Small Tortoiseshell Butterfly.  The under-wings are often as interesting as the upper-wing.

Common Blue Butterfly (male)

A single Fragrant Orchid, a single Common Twayblade and many Common Spotted Orchids stood out from among some interesting flora.  Having looked again at my image of the Common Twayblade I see in the flowers, celebrating spacemen/women in green spacesuits, and honestly I have not touched a drop of red wine today.   This had been our first ever visit to Wingate Quarry, I’m sure it won’t be our last.  Our next stop was to be a first visit too, the reserve at Thrislington, a National Nature Reserve.

Common Twayblade

Small Skipper

Small Skipper

During our hours walking at Thrislington we learned a good deal about this calcareous grassland area, not least being its sheer beauty at this time of year.  There are hectares of land painted in patchwork fashion by the vivid colours of a myriad of wildflowers.  The scene could have come straight from an artist’s brush and palette and offered ample opportunity for the poetic mind.

purple Betony

Betony

With so many flowers came numerous bees, grasshoppers, butterflies and other insects.  The star butterflies were the Northern Brown Argus, which we had expected, and the Dark Green Fritillary which we hadn’t really thought about.  Both species probably reaching double figures.  Again, the Dark Green Fritillaries were especially flighty, but one, sadly a little worse for wear, gave the chance of a photograph.

Northern Brown Argus

Northern Brown Argus

Dark Green Fritillary

By now the sun was out and warming the air.  The day list of butterfly species seen came to 12 and some others added included a lone Small White as we stepped from the car, Small Heath, Red Admiral and Speckled Wood.

As we walked through the grassland we found the air strongly scented by the many plants that bloomed and encircled us.  Perhaps the most noticeable scent came from the many beautiful Fragrant Orchids now reaching their peak of perfection.  There were thousands of orchids of many hues and sizes, but orchid species which stood out for me was the Dark Red Helleborine which we eventually came across.  This must rank highly on my list of favourite flowers and they had reached their peak, one of them holding 36, wine red flowers on its spike.    This made up for our disappointment on visiting Bishop Middleham Old Quarry a couple of weeks ago and finding only one of these plants beginning to flower.

Fragrant Orchid

Fragrant Orchid

It was with interest that I noted from Anne and Simon Harrap’s Orchids of Britain and Ireland that the first British record of Dark Red Helleborine was made in a work by John Ray in 1677.  The site Ray mentions is Malham, 4 miles from Settle.  Also noted in Harrap’s book is that the maximum number of flowers known on a Dark Red Helleborine plant is 45, so our plant wasn’t far short of that.  My own experience of seeing these orchids is that spikes usually have fewer flowers.

Dark Red Helleborine

Dark Red Helleborine

I have never seen such a display of Orchids, nor can I recall seeing such an area of general botanical interest in Britain.  It had us discussing just how wonderful it must have been to wander around the open country of John Clare’s England and enjoy not only the sight, but also the aroma of wildflowers.  Oh, how he would have enjoyed today's walk.

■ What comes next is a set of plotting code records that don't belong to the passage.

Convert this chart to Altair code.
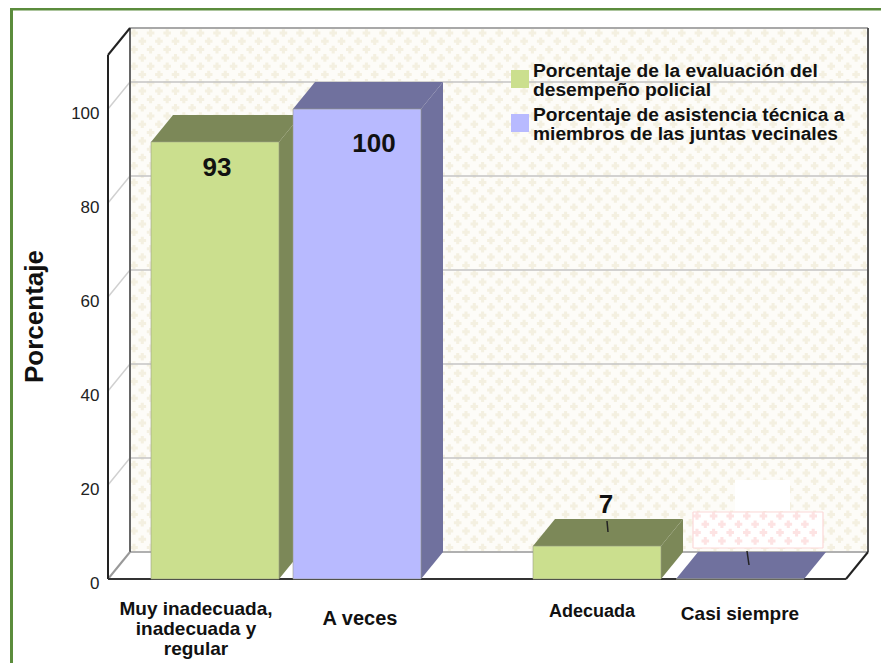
import altair as alt
import pandas as pd

# ---- values ----
categories = ["Muy inadecuada, inadecuada y regular", "A veces", "Adecuada", "Casi siempre"]
values = [93, 100, 7, 0]
legend_names = ["Porcentaje de la evaluación del|desempeño policial",
                "Porcentaje de asistencia técnica a|miembros de las juntas vecinales"]
series = [legend_names[0], legend_names[1], legend_names[0], legend_names[1]]
value_labels = ["93", "100", "7"]
y_ticks = [0, 20, 40, 60, 80, 100]
cat_labels = ["Muy inadecuada,\ninadecuada y\nregular", "A veces", "Adecuada", "Casi siempre"]

# ---- layout ----
SCALE = 4.70
BASE = 579
PAGE_BOTTOM = 663
PAGE_RIGHT = 881
def val(py):
    return (BASE - py) / SCALE
DX, DY = 22, val(552)
X0, X1 = 108, 846
TOP = val(55)
BAR_W = 128
BAR_X = [151, 293, 533, 676]
FRONT = ["#cbdf8e", "#b8baff"]
DARK = ["#7c8858", "#70719e"]

xs = alt.Scale(domain=[8, PAGE_RIGHT], range=[0, PAGE_RIGHT - 8], nice=False, zero=False)
ys = alt.Scale(domain=[val(PAGE_BOTTOM), val(8)], range=[PAGE_BOTTOM - 8, 0], nice=False, zero=False)
y_axis = alt.Axis(
    values=y_ticks, domain=False, ticks=False, grid=False, offset=-100, labelPadding=9,
    labelFont="Liberation Sans", labelFontSize=17, labelColor="#222222", labelOffset=4,
    title="Porcentaje", titleFont="Liberation Sans", titleFontSize=26, titleFontWeight="bold",
    titleColor="#111111", titleX=-61, titleY=308, titleAngle=-90)
X = lambda f: alt.X(f, type="quantitative", scale=xs, axis=None)
Y = lambda f: alt.Y(f, type="quantitative", scale=ys, axis=y_axis)


def rects(rows):
    df = pd.DataFrame(rows, columns=["x", "x2", "y", "y2", "c"])
    return alt.Chart(df).mark_rect().encode(
        x=X("x"), x2="x2", y=Y("y"), y2="y2", color=alt.Color("c:N", scale=None))


def segs(rows):
    df = pd.DataFrame(rows, columns=["x", "x2", "y", "y2", "c", "w"])
    return alt.Chart(df).mark_rule().encode(
        x=X("x"), x2="x2", y=Y("y"), y2="y2",
        color=alt.Color("c:N", scale=None),
        strokeWidth=alt.StrokeWidth("w:Q", scale=None))


def crosses(x0, x1, p0, p1, color, size=58):
    rows, r = [], 0
    py = p0 + 4
    while py < p1 - 2:
        px = x0 + (4 if r % 2 == 0 else 12.3)
        while px < x1 - 2:
            rows.append({"x": px, "y": val(py)})
            px += 16.6
        py += 8.3
        r += 1
    return alt.Chart(pd.DataFrame(rows)).mark_point(
        shape="cross", filled=True, size=size, opacity=1, color=color, strokeWidth=0
    ).encode(x=X("x"), y=Y("y"))


# page frame
frame = rects([[10, 13, val(8), val(PAGE_BOTTOM), "#5b8c3c"], [10, PAGE_RIGHT, val(8), val(10.5), "#5b8c3c"]])

# wall
wall = rects([[X0 + DX, X1 + DX, TOP + DY, DY, "#fdfcf8"]])
wall_pattern = crosses(X0 + DX, X1 + DX, 29, 552, "#f4f0e1")

# grid and frame lines
grid_rows = []
for t in y_ticks[1:]:
    grid_rows.append([X0, X0 + DX, t, t + DY, "#d0d0d0", 1.5])
    grid_rows.append([X0 + DX, X1 + DX, t + DY, t + DY, "#c4c4c4", 1.5])
grid_rows += [
    [X0 + DX, X1 + DX, DY, DY, "#b0b0b0", 2],
    [X0 + DX, X1 + DX, TOP + DY, TOP + DY, "#a8a8a8", 2],
    [X0 + DX, X0 + DX, DY, TOP + DY, "#666666", 2],
    [X1 + DX, X1 + DX, DY, TOP + DY, "#555555", 2],
    [X0, X0 + DX, 0, DY, "#999999", 2],
    [X1, X1 + DX, 0, DY, "#222222", 2],
    [X0, X0 + DX, TOP, TOP + DY, "#222222", 2],
    [X0, X0, 0, TOP, "#222222", 2],
    [X0, X1, 0, 0, "#333333", 2],
]
grid = segs(grid_rows)

# erased label patches near the empty bar
patch = rects([[693, 823, val(512), val(548), "#ffffff"], [735, 790, val(480), val(511), "#ffffff"]])
patch_pattern = crosses(693, 823, 512, 548, "#fde3e3")
patch_border = segs([
    [693, 823, val(512), val(512), "#fcd8d8", 1.2],
    [693, 823, val(548), val(548), "#fcd8d8", 1.2],
    [693, 693, val(512), val(548), "#fcd8d8", 1.2],
    [823, 823, val(512), val(548), "#fcd8d8", 1.2],
])

# bars: side and top faces
area_rows = []
for i, (bx, v) in enumerate(zip(BAR_X, values)):
    c = DARK[i % 2]
    side = f"s{i}"
    top = f"t{i}"
    area_rows += [
        {"id": side, "x": bx + BAR_W, "y": 0, "y2": v, "c": c},
        {"id": side, "x": bx + BAR_W + DX, "y": DY, "y2": v + DY, "c": c},
        {"id": top, "x": bx, "y": v, "y2": v, "c": c},
        {"id": top, "x": bx + DX, "y": v, "y2": v + DY, "c": c},
        {"id": top, "x": bx + BAR_W, "y": v, "y2": v + DY, "c": c},
        {"id": top, "x": bx + BAR_W + DX, "y": v + DY, "y2": v + DY, "c": c},
    ]
faces = alt.Chart(pd.DataFrame(area_rows)).mark_area(interpolate="linear", opacity=1).encode(
    x=X("x"), y=Y("y"), y2="y2", detail="id:N", color=alt.Color("c:N", scale=None))

# bars: front faces
front_df = pd.DataFrame({
    "x": BAR_X, "x2": [b + BAR_W for b in BAR_X], "v": values, "z": [0] * 4, "serie": series, "cat": categories,
})
front = alt.Chart(front_df).mark_rect(stroke="#9a9f86", strokeWidth=0.6).encode(
    x=X("x"), x2="x2", y=Y("v"), y2="z",
    color=alt.Color("serie:N", scale=alt.Scale(domain=legend_names, range=FRONT), legend=None),
)

# legend: swatches and two-line names
swatches = rects([[511, 529, val(70), val(88), FRONT[0]], [511, 529, val(114), val(132), FRONT[1]]])
legend_df = pd.DataFrame({"x": [533, 533], "y": [val(71), val(115)], "t": legend_names})
legend_text = alt.Chart(legend_df).mark_text(
    font="Liberation Sans", fontSize=19.2, fontWeight="bold", color="#111111",
    align="left", baseline="middle", lineBreak="|", lineHeight=19
).encode(x=X("x"), y=Y("y"), text="t:N")

# leader lines
leaders = segs([[607, 608, val(521), val(532), "#222222", 1.5],
                [747, 749, val(551), val(565), "#222222", 1.5]])

# value labels
vl_df = pd.DataFrame({"x": [217, 374, 606], "y": [val(168), val(144), val(505)], "t": value_labels})
vlabels = alt.Chart(vl_df).mark_text(
    font="Liberation Sans", fontSize=26, fontWeight="bold", color="#111111"
).encode(x=X("x"), y=Y("y"), text="t:N")

# category labels
cat_df = pd.DataFrame({"x": [196, 360, 592, 740], "y": [val(609), val(619), val(612), val(614)],
                       "t": cat_labels, "s": [19, 20, 18, 19]})
clabels = alt.Chart(cat_df).mark_text(
    font="Liberation Sans", fontWeight="bold", color="#111111", lineBreak="\n", lineHeight=20,
    baseline="middle"
).encode(x=X("x"), y=Y("y"), text="t:N", size=alt.Size("s:Q", scale=None, legend=None))

chart = alt.layer(
    frame, wall, wall_pattern, grid, patch, patch_pattern, patch_border,
    faces, front, swatches, legend_text, leaders, vlabels, clabels
).properties(
    width=PAGE_RIGHT - 8, height=PAGE_BOTTOM - 8, padding=0,
    autosize=alt.AutoSizeParams(type="none"),
    background="white"
).configure_view(stroke=None)

chart.save("out.html", embed_options={"renderer": "svg", "actions": False})
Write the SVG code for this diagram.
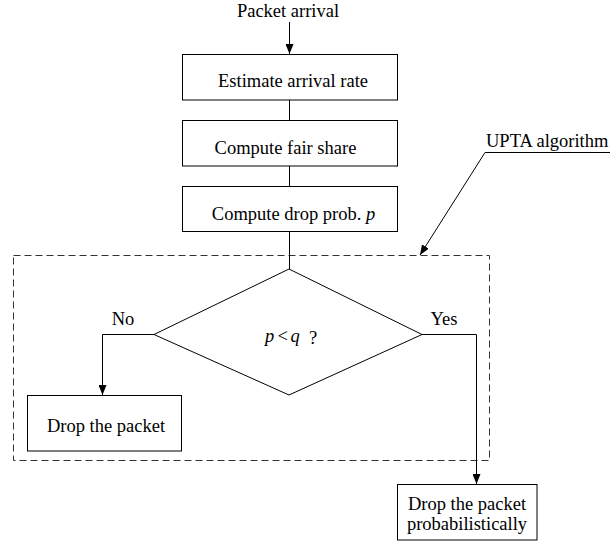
<svg xmlns="http://www.w3.org/2000/svg" width="610" height="541" viewBox="0 0 610 541">
<defs>
<marker id="arr" viewBox="0 0 10 8" refX="10" refY="4" markerWidth="10" markerHeight="8" markerUnits="userSpaceOnUse" orient="auto">
<path d="M0,0 L10,4 L0,8 Z" fill="#000"/>
</marker>
<style>
text{font-family:"Liberation Serif","Times New Roman",serif;font-size:18.5px;fill:#000}
.box{fill:#fff;stroke:#000;stroke-width:1}
.ln{fill:none;stroke:#000;stroke-width:1}
.dash{fill:none;stroke:#333;stroke-width:1;stroke-dasharray:7,4}
.it{font-style:italic}
</style>
</defs>
<rect width="610" height="541" fill="#fff"/>
<g id="upta-region">
<rect class="dash" x="13.5" y="255.5" width="476" height="205"/>
</g>
<g id="connectors">
<line class="ln" x1="289.5" y1="22" x2="289.5" y2="54" marker-end="url(#arr)"/>
<line class="ln" x1="289.5" y1="100" x2="289.5" y2="120"/>
<line class="ln" x1="289.5" y1="166" x2="289.5" y2="186"/>
<line class="ln" x1="289.5" y1="231" x2="289.5" y2="269"/>
<polyline class="ln" points="154,334.5 102.5,334.5 102.5,395" marker-end="url(#arr)"/>
<polyline class="ln" points="422,334.5 476.5,334.5 476.5,484" marker-end="url(#arr)"/>
<polyline class="ln" points="610,152.5 485,152.5 420,255" marker-end="url(#arr)"/>
</g>
<g id="label-packet-arrival"><text x="288" y="17" text-anchor="middle">Packet arrival</text></g>
<g id="label-upta"><text x="486" y="147">UPTA algorithm</text></g>
<g id="estimate">
<rect class="box" x="182.5" y="54.5" width="215" height="45.5"/>
<text x="293" y="87" text-anchor="middle">Estimate arrival rate</text>
</g>
<g id="fairshare">
<rect class="box" x="182.5" y="120.5" width="215" height="45.5"/>
<text x="285.5" y="154" text-anchor="middle">Compute fair share</text>
</g>
<g id="dropprob">
<rect class="box" x="182.5" y="186.5" width="215" height="45"/>
<text x="293.5" y="220" text-anchor="middle">Compute drop prob.  <tspan class="it">p</tspan></text>
</g>
<g id="decision">
<polygon class="box" points="289,269 422,334.5 289,395 154,334.5"/>
<text x="265" y="342" class="it">p</text>
<text x="277.5" y="342" font-size="17">&lt;</text>
<text x="290.5" y="342" class="it">q</text>
<text x="309" y="344" font-size="15">?</text>
</g>
<g id="label-no"><text x="123" y="325" text-anchor="middle">No</text></g>
<g id="label-yes"><text x="444" y="325" text-anchor="middle">Yes</text></g>
<g id="drop">
<rect class="box" x="27.5" y="395.5" width="154" height="55.5"/>
<text x="106" y="432" text-anchor="middle">Drop the packet</text>
</g>
<g id="drop-prob">
<rect class="box" x="397.5" y="484.5" width="139.5" height="55.5"/>
<text x="467" y="510" text-anchor="middle">Drop the packet</text>
<text x="467" y="530" text-anchor="middle">probabilistically</text>
</g>
</svg>
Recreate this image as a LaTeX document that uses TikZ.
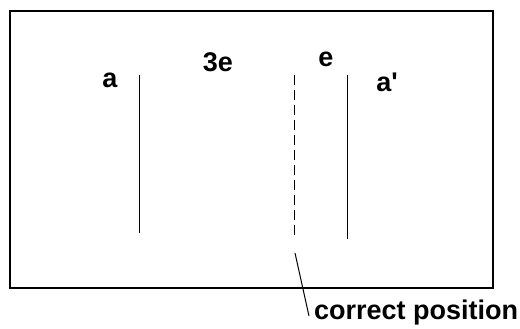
\documentclass[tikz,border=0pt]{standalone}
\usepackage{fontspec}
\setmainfont{Liberation Sans}
\usepackage{tikz}

\tikzset{
    lbl/.style={font=\fontsize{27}{27}\selectfont\bfseries, inner sep=0pt},
    plate/.style={black, line width=1pt}
}

\begin{document}
\begin{tikzpicture}[x=1pt, y=-1pt]
            \useasboundingbox (0,0) rectangle (520,329);

            %% frame
            \draw[black, line width=1.3pt] (10,11) rectangle (493,288);

            %% plates
            \draw[plate] (139,75) -- (139,233);
            \draw[plate, dash pattern=on 10pt off 5pt] (294,75) -- (294,235);
            \draw[plate] (347,75) -- (347,239);

            \node[lbl] (a)   at (110,80) {a};
            \node[lbl] (tre) at (218,62) {3e};
            \node[lbl] (e)   at (326,59) {e};
            \node[lbl] (ap)  at (387,82) {a\textquotesingle};

            %% leader
            \coordinate (lead) at (295,253);
            \coordinate (tip)  at (309,316);
            \node[lbl, anchor=west] (pos) at (314,313) {correct position};
            \draw[plate] (lead) -- (tip);
        \end{tikzpicture}
\end{document}
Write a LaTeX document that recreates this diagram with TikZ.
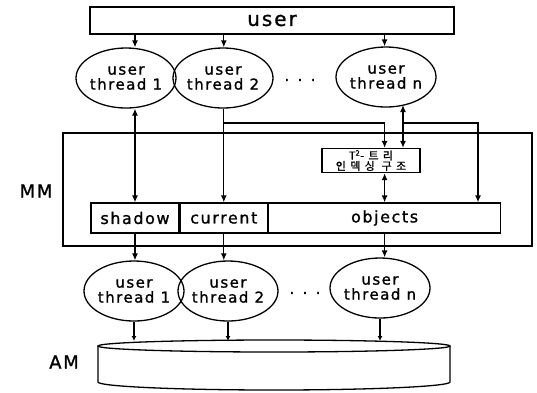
\documentclass[tikz,border=0pt]{standalone}
\usepackage{fontspec}
\setmainfont{DejaVu Sans}[LetterSpace=10, FakeBold=1.2]
\newfontfamily\krfont{Noto Sans CJK KR}[LetterSpace=40, FakeBold=1.2]
\usetikzlibrary{shapes.geometric, arrows.meta}

\begin{document}
\begin{tikzpicture}[x=1bp, y=-1bp, line width=1.3bp,
	>={Latex[length=7bp, width=6bp]},
	box/.style={draw, inner sep=0pt, minimum height=30bp, font=\fontsize{16}{16}\selectfont},
	tlabel/.style={align=center, inner sep=0pt, font=\fontsize{15}{15}\selectfont},
	uthread/.style={ellipse, draw, inner sep=0pt, minimum width=100bp, minimum height=60bp,
		label={[tlabel]center:user\\thread #1}},
	side/.style={font=\fontsize{18}{18}\selectfont}]
	\useasboundingbox (0,0) rectangle (537,392);

	% user and the user threads
	\node[draw, minimum width=364bp, minimum height=27bp, font=\fontsize{20}{20}\selectfont] (user) at (272,20.5) {user};
	\node[uthread=1] (ut1) at (126,78) {};
	\node[uthread=2] (ut2) at (223,78) {};
	\node[uthread=n] (utn) at (386,77) {};
	\node[tlabel] (dots1) at (300,80) {. . .};

	% MM
	\node[draw, minimum width=469bp, minimum height=113bp] (mm) at (297.5,189.5) {};
	\node[side] (mml) at (36,191) {MM};
	\node[box, minimum width=88bp] (shadow) at (135,218) {shadow};
	\node[box, minimum width=87bp, anchor=west] (current) at (shadow.east) {current};
	\node[box, minimum width=232bp, anchor=west] (objects) at (current.east) {objects};
	\node[draw, minimum width=98bp, minimum height=24bp, inner sep=0pt, align=center,
		font=\krfont\fontsize{11}{10.5}\selectfont] (t2) at (371,160.5) {T\textsuperscript{2}-트리\\인덱싱 구조};

	\coordinate (tap) at (0,123);
	\coordinate (col) at (403,105);
	\coordinate (rim) at (478,123);

	\draw[->] (user.south -| shadow) -- (ut1.north -| shadow);
	\draw[->] (user.south -| current) -- (ut2.north -| current);
	\draw[->] (user.south -| objects) -- (utn.north -| objects);

	\draw[<->] (ut1.south -| shadow) -- (shadow.north);
	\draw[->] (ut2.south -| current) -- (current.north);
	\draw[->] (current |- tap) -| (t2.north -| objects);
	\draw[<->] (col) -- (col |- t2.north);
	\draw[->] (col |- tap) -- (rim) -- (rim |- objects.north);
	\draw[<->] (t2.south -| objects) -- (objects.north);

	% threads below MM
	\node[uthread=1] (lt1) at (134,291) {};
	\node[uthread=2] (lt2) at (228,291) {};
	\node[uthread=n] (ltn) at (380,288) {};
	\node[tlabel] (dots2) at (305,293) {. . .};

	\draw[->] (shadow.south) -- (lt1.north -| shadow);
	\draw[->] (current.south) -- (lt2.north -| current);
	\draw[->] (objects.south) -- (ltn.north -| objects);

	% AM
	\node[side] (aml) at (64,362) {AM};
	\coordinate (am) at (274,341);
	\draw (98,346) -- (98,382) arc[start angle=180, end angle=0, x radius=176, y radius=8] -- (450,346);
	\draw (274,346) ellipse [x radius=176, y radius=6];

	\draw[-{Latex[length=5bp, width=5bp]}] (lt1.south) -- (lt1.south |- am);
	\draw[-{Latex[length=5bp, width=5bp]}] (lt2.south) -- (lt2.south |- am);
	\draw[-{Latex[length=5bp, width=5bp]}] (ltn.south) -- (ltn.south |- am);
\end{tikzpicture}
\end{document}
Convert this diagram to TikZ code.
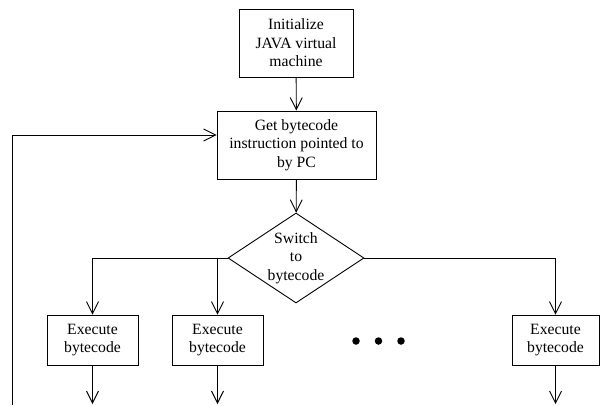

We recalled the flower meadows of Eastern Europe and the area where open grassland met the tree line even invoked memories of the African Savannah, although on a minor scale of course.  Yellowhammers sang as we admired the scene.

Savannah type scene

Sam ready for action

There were simply too many species of plant to list, but some come instantly to my memory.  Carpets of golden Rock Rose, large areas of purple Betony, layers of Agrimony, bee laden Greater Knapweed, pale blue Field and Small Scabious side by side, masses of Birds foot Trefoil, clovers and vetchlings, blue Perennial Flax, Common Centaury, delicate Common Milkwort and an abundance of Lady’s Bedstraw and many  more.  It may sound imaginary and overstated, but it is not.

Perrenial Flax

Common Milkwort

We chatted to the chap from natural England who was going about his business and tetrads and was one of the very few people we saw in the area, and he give us a condensed history of the reserve.   Exmoor or similar Ponies are used here in winter for conservation reasons and whist some of the area is perfectly natural, a large proportion was re-laid some years ago.  To my untrained eye I would not have known.  As with any conservation area it is not without its problems and conflicting views as to how best to manage it, but whatever is being done certainly seems to be working.

Rest Harrow

Kidney Vetch

It’s quite a walk to do this area justice, but there was so much interest, we quite forgot how far we had gone, although the whole day here would not have been wasted.  Our day had been wonderfully complete and it had been a good lesson in botany.  We’d quite forgotten about birds and decided that tiredness meant we ought to put off a visit to Castle Lake until another day.  Our find of Dark Red Helleborine also meant that a visit to Bishop Middleham Old Quarry wasn’t essential either.

Scabious

Agrimony

Well there is always another time.

busy Bumblebee

Plantain sp

Quite incidentally I’ have begun in the past few days to read a book by Steve Nicholls entitled Flowers of the Field, A Secret History of Meadow Moor and Wood.  A wonderful follow up to the trip described and full of excellent photographs.  I believe Steve is a Middlesbrough guy so I’ll be checking to see if Thrislington gets a mention in his book.  By the look of the index it doesn’t.

Addendum.

Please remember when visiting reserves or other areas of this nature, to keep to the pathways.